Exercise instructions ▸
Reproduce the top of the data verbatim, through and including the line that contains "const points = categories.map((c, i)".

-------- Source material

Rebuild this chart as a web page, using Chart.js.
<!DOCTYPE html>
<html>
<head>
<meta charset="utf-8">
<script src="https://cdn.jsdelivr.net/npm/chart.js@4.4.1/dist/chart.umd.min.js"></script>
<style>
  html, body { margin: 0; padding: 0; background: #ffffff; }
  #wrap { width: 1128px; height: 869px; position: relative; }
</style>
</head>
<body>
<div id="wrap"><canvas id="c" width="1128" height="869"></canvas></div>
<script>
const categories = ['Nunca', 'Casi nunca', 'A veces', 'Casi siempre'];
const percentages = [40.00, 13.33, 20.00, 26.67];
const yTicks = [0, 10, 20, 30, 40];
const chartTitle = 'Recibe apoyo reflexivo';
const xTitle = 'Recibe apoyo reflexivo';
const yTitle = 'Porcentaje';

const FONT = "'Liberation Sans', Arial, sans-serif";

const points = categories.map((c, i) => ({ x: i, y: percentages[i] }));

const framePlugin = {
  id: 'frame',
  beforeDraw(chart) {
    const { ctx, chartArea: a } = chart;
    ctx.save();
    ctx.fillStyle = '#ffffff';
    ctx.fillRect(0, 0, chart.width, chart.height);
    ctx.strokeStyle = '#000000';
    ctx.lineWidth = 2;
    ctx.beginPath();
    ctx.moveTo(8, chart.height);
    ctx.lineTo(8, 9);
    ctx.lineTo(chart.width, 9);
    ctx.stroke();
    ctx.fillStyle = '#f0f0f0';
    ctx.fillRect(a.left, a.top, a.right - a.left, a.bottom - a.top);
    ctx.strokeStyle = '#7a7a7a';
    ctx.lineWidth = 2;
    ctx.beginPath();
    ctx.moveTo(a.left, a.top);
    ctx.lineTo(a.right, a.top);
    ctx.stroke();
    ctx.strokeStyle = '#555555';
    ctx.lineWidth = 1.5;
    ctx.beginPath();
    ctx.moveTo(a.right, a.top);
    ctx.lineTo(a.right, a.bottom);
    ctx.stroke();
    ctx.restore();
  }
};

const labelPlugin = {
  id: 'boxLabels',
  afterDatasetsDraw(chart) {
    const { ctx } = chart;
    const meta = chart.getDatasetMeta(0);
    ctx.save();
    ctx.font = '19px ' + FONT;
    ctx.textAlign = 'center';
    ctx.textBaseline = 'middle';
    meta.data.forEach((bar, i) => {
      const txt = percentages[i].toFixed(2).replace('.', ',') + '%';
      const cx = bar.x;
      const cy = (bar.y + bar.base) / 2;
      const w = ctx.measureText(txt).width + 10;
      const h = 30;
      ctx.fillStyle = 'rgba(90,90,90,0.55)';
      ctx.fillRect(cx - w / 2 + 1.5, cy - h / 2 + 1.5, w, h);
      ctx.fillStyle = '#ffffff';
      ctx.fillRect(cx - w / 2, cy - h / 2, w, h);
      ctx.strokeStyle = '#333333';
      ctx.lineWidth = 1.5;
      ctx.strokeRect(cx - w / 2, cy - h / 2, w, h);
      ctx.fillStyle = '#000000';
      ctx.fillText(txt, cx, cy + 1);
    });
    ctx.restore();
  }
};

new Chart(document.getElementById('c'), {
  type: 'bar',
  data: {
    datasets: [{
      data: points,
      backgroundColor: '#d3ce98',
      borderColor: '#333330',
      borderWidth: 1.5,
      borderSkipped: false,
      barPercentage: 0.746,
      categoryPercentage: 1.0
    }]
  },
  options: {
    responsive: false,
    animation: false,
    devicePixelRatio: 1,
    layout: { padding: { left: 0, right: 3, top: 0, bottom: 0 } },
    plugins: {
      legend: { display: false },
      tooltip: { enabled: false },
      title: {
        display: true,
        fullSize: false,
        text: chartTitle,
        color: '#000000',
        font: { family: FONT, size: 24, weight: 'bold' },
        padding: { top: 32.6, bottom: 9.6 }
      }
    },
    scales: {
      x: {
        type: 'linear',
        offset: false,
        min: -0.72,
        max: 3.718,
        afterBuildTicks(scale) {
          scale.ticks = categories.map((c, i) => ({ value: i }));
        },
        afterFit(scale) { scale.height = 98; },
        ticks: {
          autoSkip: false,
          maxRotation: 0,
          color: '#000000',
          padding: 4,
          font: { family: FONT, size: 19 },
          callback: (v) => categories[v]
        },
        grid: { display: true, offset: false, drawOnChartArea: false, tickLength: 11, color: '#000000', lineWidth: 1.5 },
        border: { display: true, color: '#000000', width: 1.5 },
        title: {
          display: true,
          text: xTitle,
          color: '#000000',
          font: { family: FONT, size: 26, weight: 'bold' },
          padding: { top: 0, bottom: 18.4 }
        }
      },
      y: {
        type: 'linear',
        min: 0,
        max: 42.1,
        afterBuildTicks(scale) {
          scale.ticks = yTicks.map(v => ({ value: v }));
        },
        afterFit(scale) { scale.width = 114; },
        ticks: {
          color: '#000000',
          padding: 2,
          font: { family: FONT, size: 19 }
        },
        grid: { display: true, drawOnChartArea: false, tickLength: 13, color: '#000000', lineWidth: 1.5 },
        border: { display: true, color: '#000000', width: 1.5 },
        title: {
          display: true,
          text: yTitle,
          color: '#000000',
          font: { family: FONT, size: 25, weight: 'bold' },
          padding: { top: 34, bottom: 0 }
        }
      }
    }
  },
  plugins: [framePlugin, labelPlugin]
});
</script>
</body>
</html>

----------------

Solution to the exercise ▸
Rebuild this chart as a web page, using Chart.js.
<!DOCTYPE html>
<html>
<head>
<meta charset="utf-8">
<script src="https://cdn.jsdelivr.net/npm/chart.js@4.4.1/dist/chart.umd.min.js"></script>
<style>
  html, body { margin: 0; padding: 0; background: #ffffff; }
  #wrap { width: 1128px; height: 869px; position: relative; }
</style>
</head>
<body>
<div id="wrap"><canvas id="c" width="1128" height="869"></canvas></div>
<script>
const categories = ['Nunca', 'Casi nunca', 'A veces', 'Casi siempre'];
const percentages = [40.00, 13.33, 20.00, 26.67];
const yTicks = [0, 10, 20, 30, 40];
const chartTitle = 'Recibe apoyo reflexivo';
const xTitle = 'Recibe apoyo reflexivo';
const yTitle = 'Porcentaje';

const FONT = "'Liberation Sans', Arial, sans-serif";

const points = categories.map((c, i) => ({ x: i, y: percentages[i] }));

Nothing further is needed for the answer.